* BEGIN *
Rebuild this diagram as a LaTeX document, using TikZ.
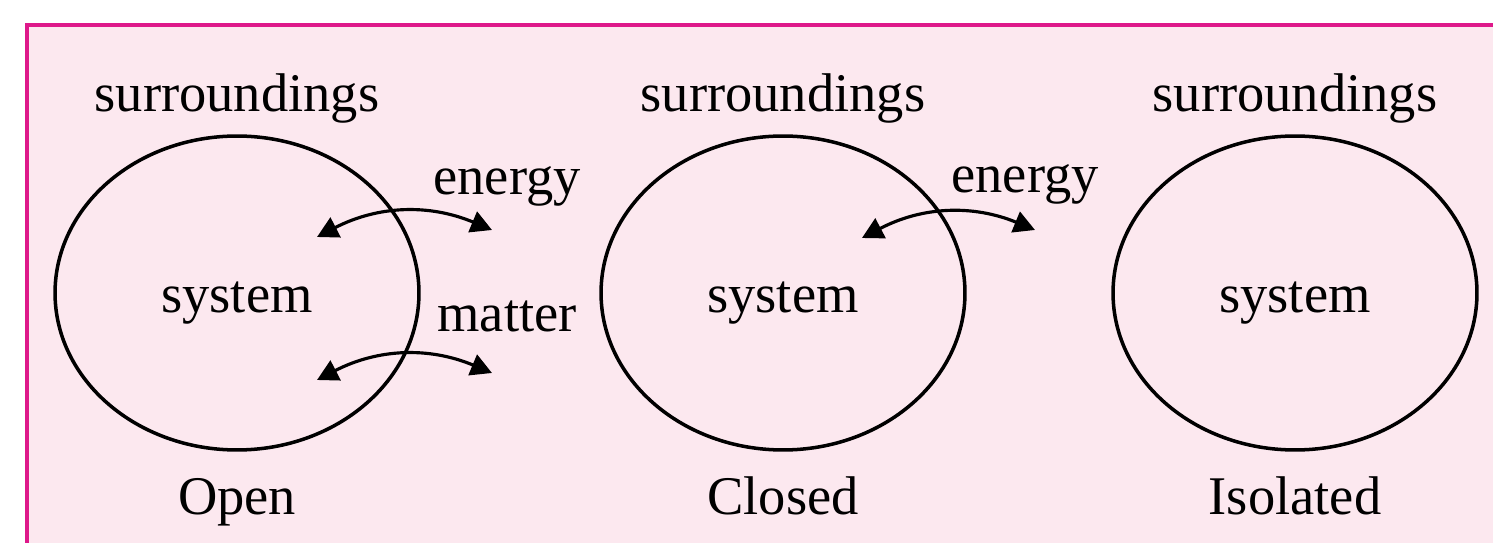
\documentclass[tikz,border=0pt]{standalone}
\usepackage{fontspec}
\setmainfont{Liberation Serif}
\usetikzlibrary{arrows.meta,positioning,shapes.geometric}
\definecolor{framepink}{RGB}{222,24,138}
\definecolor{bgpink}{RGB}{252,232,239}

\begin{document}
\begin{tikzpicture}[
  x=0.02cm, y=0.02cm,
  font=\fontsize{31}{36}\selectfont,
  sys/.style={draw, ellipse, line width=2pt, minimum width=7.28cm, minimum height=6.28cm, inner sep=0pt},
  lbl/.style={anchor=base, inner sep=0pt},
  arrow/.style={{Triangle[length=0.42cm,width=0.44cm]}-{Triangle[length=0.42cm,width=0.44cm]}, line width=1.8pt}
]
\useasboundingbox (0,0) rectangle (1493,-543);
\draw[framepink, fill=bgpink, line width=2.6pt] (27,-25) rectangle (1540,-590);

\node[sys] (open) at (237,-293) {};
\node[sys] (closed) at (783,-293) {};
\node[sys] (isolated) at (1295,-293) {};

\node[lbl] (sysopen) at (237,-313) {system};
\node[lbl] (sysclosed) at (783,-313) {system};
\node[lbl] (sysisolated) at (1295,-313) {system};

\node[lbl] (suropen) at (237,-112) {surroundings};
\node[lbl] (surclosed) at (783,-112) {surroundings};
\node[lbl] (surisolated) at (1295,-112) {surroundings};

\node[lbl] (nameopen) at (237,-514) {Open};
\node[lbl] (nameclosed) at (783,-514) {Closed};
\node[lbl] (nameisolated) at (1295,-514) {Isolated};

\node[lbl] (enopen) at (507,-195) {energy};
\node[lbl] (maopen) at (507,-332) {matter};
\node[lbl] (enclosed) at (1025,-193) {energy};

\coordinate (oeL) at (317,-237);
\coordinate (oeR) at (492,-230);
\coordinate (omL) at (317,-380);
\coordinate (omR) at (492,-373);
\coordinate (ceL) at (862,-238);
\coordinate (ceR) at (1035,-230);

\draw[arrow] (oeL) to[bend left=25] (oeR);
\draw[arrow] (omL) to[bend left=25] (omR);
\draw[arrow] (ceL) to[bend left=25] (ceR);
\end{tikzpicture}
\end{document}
* END *
* BEGIN *
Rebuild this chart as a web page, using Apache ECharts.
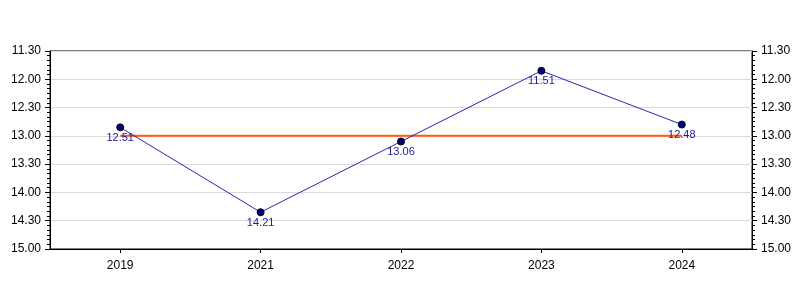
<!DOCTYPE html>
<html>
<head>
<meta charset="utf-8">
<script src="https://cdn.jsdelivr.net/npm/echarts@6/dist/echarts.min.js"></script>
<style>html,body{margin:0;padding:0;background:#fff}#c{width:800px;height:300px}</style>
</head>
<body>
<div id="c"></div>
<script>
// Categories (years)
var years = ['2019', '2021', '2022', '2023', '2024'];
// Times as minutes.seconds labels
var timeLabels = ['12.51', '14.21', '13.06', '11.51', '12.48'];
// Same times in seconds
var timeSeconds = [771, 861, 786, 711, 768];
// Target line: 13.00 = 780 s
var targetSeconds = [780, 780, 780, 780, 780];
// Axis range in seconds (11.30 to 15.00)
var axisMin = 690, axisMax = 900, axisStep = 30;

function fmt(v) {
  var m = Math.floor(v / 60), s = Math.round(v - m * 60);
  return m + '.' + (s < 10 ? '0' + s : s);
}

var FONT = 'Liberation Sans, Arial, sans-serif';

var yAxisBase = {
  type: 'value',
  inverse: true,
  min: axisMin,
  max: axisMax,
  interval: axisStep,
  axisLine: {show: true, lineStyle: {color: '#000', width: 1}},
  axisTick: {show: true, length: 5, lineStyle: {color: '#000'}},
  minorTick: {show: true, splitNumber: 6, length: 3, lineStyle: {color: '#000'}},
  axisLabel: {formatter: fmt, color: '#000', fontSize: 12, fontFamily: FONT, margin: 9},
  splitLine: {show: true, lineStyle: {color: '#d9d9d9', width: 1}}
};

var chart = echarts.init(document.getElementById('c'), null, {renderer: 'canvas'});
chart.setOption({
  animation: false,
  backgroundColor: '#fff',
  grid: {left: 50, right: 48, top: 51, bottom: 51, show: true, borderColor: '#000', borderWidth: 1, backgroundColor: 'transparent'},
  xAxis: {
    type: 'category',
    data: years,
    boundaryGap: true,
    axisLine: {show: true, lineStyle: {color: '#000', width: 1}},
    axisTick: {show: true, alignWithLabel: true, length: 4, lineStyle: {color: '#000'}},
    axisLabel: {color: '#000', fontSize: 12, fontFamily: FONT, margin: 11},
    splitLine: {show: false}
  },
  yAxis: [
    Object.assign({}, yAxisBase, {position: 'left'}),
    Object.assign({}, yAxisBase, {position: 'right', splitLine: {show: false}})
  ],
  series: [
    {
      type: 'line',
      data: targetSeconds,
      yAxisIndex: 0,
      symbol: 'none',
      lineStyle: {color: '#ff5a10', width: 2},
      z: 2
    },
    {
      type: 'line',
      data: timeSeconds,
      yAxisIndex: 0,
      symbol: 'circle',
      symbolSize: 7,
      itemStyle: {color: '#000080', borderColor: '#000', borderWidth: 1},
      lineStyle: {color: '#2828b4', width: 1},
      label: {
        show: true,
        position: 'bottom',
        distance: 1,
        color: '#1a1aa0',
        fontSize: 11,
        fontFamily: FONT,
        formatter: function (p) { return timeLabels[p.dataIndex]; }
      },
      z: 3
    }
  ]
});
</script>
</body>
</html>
* END *
* BEGIN *
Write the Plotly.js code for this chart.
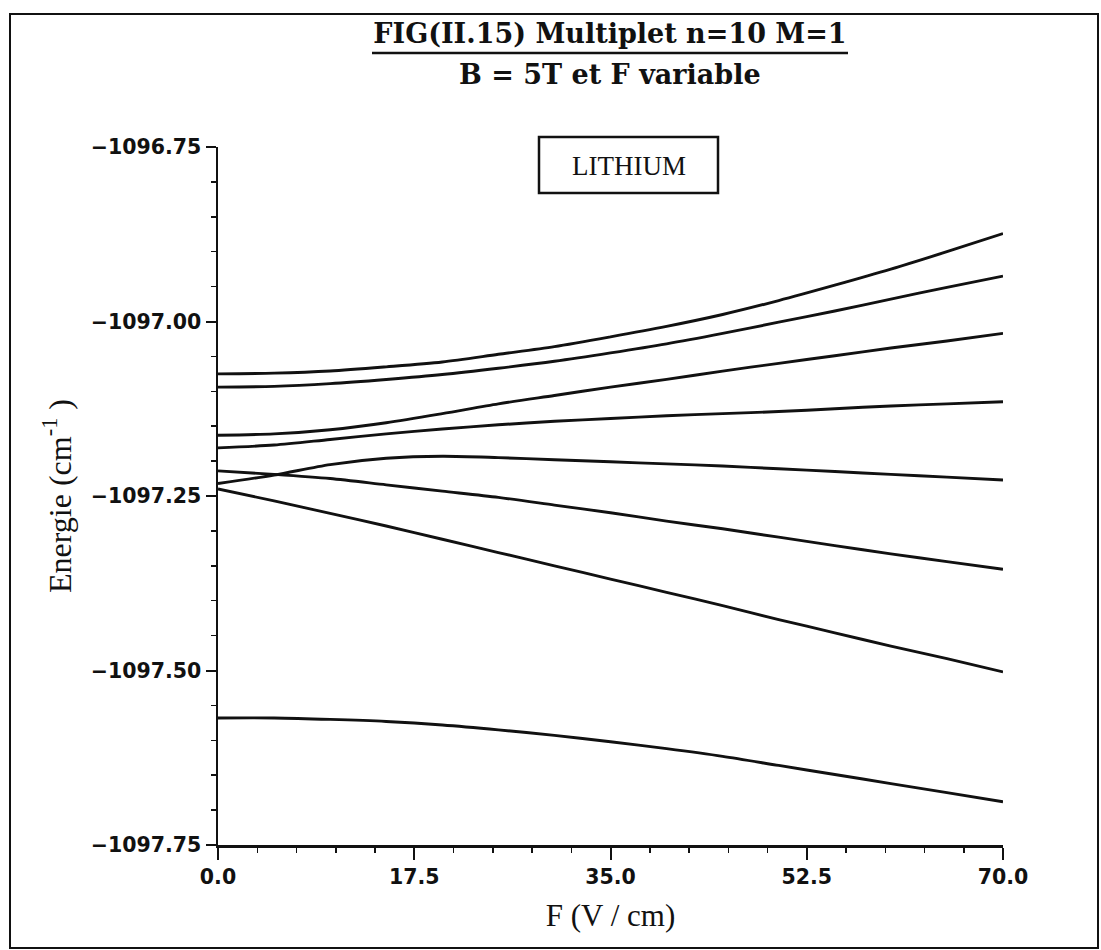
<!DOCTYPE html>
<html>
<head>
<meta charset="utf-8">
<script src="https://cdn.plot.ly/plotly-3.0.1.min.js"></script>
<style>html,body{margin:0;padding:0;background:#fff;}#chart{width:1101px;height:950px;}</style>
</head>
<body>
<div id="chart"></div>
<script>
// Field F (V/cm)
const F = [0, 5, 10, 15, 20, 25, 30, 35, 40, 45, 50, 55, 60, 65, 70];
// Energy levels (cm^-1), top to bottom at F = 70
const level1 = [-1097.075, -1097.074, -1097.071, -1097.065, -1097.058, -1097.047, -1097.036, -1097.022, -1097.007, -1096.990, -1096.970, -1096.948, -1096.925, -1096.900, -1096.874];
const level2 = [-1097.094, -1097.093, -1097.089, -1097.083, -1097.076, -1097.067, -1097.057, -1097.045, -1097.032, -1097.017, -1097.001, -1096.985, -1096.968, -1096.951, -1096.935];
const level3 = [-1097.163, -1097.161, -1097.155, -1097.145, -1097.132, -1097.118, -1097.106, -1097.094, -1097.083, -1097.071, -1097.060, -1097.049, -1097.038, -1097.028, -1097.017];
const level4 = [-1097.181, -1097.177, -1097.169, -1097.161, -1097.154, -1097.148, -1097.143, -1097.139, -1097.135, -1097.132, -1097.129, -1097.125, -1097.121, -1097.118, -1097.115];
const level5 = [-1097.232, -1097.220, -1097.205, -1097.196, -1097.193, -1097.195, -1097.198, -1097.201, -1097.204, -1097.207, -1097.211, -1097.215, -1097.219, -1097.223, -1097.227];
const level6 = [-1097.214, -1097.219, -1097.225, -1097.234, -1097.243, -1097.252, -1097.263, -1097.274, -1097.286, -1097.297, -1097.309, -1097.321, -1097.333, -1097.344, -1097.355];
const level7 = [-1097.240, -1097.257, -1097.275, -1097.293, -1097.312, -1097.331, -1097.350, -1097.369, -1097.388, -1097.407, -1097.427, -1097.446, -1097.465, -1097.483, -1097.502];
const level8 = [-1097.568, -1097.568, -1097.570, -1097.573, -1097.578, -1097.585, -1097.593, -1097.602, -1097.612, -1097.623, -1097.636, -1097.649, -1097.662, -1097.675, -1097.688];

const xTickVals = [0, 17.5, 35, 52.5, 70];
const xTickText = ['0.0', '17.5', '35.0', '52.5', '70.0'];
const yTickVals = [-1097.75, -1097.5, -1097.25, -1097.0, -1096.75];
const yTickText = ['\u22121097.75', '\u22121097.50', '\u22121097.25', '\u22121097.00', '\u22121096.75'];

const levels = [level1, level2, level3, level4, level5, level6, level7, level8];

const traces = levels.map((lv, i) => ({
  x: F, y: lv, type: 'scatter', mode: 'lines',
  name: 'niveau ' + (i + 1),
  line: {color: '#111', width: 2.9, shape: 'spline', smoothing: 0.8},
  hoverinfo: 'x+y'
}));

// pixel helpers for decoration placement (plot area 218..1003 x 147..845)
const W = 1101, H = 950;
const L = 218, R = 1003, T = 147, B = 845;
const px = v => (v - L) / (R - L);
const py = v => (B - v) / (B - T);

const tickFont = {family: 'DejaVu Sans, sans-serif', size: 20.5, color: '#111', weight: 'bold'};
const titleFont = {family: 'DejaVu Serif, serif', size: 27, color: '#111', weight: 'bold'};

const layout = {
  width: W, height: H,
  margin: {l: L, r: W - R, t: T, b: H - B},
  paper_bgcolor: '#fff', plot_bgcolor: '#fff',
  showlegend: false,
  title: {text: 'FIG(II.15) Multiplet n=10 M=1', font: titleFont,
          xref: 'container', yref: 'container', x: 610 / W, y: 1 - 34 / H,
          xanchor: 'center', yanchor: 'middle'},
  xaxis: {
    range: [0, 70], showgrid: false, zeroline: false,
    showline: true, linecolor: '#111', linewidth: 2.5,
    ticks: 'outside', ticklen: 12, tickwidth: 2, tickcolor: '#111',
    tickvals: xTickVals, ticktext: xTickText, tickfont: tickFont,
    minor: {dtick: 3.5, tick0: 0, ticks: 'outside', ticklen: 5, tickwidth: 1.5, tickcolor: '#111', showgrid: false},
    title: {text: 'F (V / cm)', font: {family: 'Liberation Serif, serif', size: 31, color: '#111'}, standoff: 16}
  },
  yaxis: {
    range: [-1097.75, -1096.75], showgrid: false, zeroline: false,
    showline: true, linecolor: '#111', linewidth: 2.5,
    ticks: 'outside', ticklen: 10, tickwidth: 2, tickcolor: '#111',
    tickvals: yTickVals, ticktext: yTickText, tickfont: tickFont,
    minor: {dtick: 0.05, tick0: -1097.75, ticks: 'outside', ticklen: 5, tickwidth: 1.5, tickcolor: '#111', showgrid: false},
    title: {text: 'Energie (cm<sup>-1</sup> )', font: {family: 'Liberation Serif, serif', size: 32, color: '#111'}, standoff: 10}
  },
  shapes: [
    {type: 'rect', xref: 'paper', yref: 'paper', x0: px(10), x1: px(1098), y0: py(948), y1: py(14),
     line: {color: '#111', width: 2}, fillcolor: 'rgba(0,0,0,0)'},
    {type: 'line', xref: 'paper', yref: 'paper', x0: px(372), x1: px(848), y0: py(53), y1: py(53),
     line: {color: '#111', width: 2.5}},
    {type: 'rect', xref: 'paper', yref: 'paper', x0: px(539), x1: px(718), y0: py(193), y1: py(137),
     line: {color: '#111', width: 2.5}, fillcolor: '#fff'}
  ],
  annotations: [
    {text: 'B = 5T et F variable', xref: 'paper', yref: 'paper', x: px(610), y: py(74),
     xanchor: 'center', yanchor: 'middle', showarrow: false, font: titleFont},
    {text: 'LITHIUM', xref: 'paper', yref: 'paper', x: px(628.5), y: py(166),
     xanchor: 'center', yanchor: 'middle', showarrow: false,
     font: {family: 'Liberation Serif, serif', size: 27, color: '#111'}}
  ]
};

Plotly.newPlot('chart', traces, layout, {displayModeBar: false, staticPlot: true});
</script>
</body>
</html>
* END *
**Direction**
Scan the listing above for the word "using" and show each line where it is found.

**The output**
Rebuild this diagram as a LaTeX document, using TikZ.
Rebuild this chart as a web page, using Apache ECharts.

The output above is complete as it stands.